_PROMPT_. Select all lines holding the word "chart" from the entries that follow.

_TASK MATERIAL_.
___

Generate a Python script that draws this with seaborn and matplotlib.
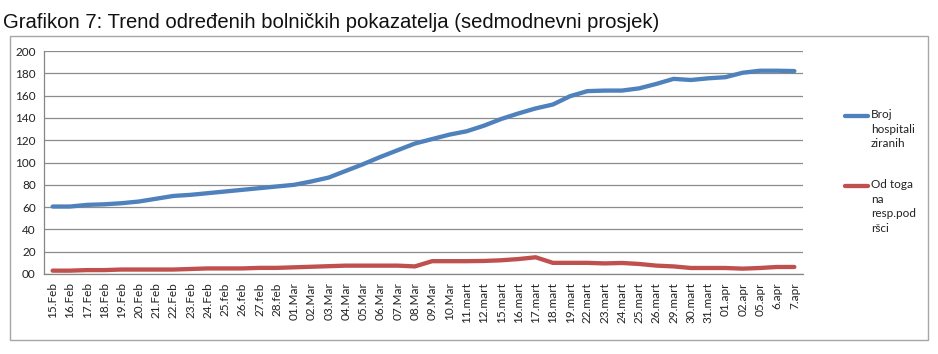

___

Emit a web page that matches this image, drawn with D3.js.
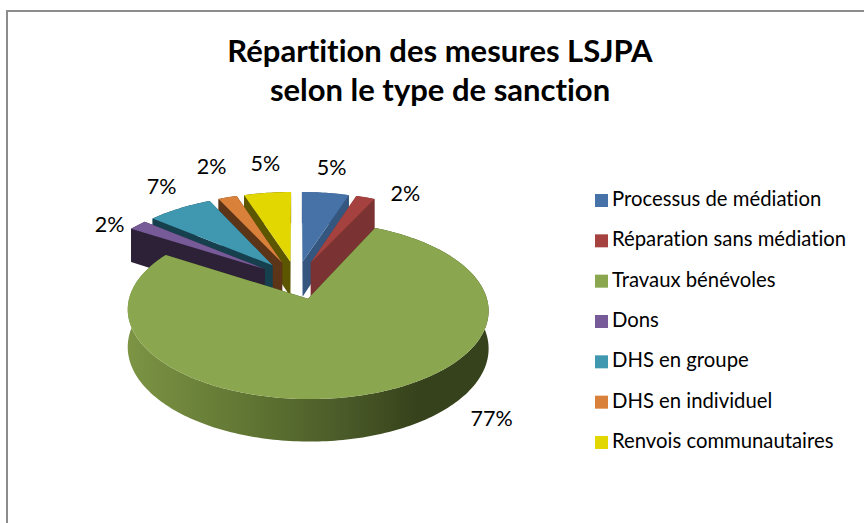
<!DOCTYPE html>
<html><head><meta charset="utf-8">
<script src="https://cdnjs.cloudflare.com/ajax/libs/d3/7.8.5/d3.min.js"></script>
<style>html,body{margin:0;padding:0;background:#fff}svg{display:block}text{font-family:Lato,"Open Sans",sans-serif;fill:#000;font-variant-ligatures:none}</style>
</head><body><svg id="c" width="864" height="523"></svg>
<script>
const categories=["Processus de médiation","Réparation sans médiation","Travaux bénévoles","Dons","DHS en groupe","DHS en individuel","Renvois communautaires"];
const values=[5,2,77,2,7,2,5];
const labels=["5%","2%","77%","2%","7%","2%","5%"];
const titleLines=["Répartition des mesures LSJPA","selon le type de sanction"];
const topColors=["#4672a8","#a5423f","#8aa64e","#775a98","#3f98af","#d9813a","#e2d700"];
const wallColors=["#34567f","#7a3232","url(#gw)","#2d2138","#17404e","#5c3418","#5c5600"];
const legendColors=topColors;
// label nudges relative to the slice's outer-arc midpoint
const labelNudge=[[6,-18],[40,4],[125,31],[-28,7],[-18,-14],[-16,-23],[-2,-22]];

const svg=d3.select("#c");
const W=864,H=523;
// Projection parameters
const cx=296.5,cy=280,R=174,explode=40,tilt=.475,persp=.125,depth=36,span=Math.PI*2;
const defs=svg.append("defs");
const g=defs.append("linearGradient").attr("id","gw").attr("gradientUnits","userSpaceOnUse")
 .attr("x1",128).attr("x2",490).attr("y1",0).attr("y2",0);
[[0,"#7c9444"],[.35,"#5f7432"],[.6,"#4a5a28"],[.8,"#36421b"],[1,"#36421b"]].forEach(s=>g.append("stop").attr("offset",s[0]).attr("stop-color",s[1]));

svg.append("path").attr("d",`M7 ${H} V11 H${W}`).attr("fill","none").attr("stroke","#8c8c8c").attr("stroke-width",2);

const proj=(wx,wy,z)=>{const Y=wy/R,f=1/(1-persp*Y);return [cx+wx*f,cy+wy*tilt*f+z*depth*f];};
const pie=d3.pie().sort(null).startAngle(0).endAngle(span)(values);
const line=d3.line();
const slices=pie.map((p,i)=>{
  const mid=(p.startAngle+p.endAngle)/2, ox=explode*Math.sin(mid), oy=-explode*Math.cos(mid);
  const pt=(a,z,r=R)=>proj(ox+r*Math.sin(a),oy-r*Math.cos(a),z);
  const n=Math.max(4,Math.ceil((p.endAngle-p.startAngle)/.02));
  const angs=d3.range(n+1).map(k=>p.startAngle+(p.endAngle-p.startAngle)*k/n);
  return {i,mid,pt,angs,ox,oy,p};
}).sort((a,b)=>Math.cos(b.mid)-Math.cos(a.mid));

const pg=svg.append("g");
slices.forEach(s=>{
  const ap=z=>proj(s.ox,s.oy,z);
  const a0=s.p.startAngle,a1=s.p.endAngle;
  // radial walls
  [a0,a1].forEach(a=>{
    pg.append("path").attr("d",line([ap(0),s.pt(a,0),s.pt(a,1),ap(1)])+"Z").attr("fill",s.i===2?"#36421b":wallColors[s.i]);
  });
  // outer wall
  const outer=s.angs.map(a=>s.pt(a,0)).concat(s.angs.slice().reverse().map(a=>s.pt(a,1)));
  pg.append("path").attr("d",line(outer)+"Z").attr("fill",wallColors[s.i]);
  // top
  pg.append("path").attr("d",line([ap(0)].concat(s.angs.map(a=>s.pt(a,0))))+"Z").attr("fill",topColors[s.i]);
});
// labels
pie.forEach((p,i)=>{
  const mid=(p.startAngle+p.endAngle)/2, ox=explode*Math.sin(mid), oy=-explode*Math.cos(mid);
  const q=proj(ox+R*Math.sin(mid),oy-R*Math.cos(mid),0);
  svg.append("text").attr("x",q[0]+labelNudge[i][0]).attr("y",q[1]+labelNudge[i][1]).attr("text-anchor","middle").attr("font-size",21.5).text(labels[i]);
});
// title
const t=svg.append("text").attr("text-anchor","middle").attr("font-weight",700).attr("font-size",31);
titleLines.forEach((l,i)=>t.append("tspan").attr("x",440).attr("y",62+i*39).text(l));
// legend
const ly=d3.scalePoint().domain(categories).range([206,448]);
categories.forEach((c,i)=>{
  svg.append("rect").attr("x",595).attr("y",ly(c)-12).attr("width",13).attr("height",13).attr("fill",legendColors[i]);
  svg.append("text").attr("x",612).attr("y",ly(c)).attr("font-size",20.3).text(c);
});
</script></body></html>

___

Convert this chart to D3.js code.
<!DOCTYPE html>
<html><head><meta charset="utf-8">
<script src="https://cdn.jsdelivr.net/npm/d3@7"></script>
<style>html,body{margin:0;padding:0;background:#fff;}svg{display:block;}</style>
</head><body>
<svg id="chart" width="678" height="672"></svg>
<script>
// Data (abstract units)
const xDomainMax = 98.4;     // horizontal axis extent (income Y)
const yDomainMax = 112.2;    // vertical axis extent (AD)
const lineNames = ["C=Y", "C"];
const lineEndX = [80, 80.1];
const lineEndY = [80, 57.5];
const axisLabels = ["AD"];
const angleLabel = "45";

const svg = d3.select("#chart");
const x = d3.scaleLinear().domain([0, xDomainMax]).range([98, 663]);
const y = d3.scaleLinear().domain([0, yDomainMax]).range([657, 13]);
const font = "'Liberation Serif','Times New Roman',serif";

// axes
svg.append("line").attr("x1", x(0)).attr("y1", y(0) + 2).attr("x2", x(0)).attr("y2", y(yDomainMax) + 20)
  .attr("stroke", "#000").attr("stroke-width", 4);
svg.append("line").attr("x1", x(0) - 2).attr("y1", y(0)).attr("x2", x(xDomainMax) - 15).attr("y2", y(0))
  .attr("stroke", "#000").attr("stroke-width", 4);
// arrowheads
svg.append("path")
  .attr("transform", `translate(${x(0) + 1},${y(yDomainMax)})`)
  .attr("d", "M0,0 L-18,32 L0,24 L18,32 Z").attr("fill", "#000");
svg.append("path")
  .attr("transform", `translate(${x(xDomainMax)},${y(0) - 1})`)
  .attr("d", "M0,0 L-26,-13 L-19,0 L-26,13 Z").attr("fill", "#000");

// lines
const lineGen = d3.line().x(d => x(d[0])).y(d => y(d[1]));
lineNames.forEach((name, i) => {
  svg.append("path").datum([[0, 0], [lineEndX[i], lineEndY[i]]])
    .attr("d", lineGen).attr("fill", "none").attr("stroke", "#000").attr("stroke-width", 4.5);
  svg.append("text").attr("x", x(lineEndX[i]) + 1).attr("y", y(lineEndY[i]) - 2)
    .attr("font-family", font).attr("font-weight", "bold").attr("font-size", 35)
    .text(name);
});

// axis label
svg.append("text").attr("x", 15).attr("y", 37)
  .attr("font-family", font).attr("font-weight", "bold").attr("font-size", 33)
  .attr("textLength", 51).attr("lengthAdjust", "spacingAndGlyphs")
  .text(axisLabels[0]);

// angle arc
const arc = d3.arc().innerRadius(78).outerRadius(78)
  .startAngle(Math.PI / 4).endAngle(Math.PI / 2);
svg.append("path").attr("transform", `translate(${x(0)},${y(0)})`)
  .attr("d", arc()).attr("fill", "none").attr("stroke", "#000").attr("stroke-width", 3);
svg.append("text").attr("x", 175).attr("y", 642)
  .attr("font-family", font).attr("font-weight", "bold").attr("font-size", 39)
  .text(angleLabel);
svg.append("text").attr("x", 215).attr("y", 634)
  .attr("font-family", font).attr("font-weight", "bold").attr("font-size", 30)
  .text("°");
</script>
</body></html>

___

_FINISHED ANSWER_.
Convert this chart to D3.js code.
<svg id="chart" width="678" height="672"></svg>
const svg = d3.select("#chart");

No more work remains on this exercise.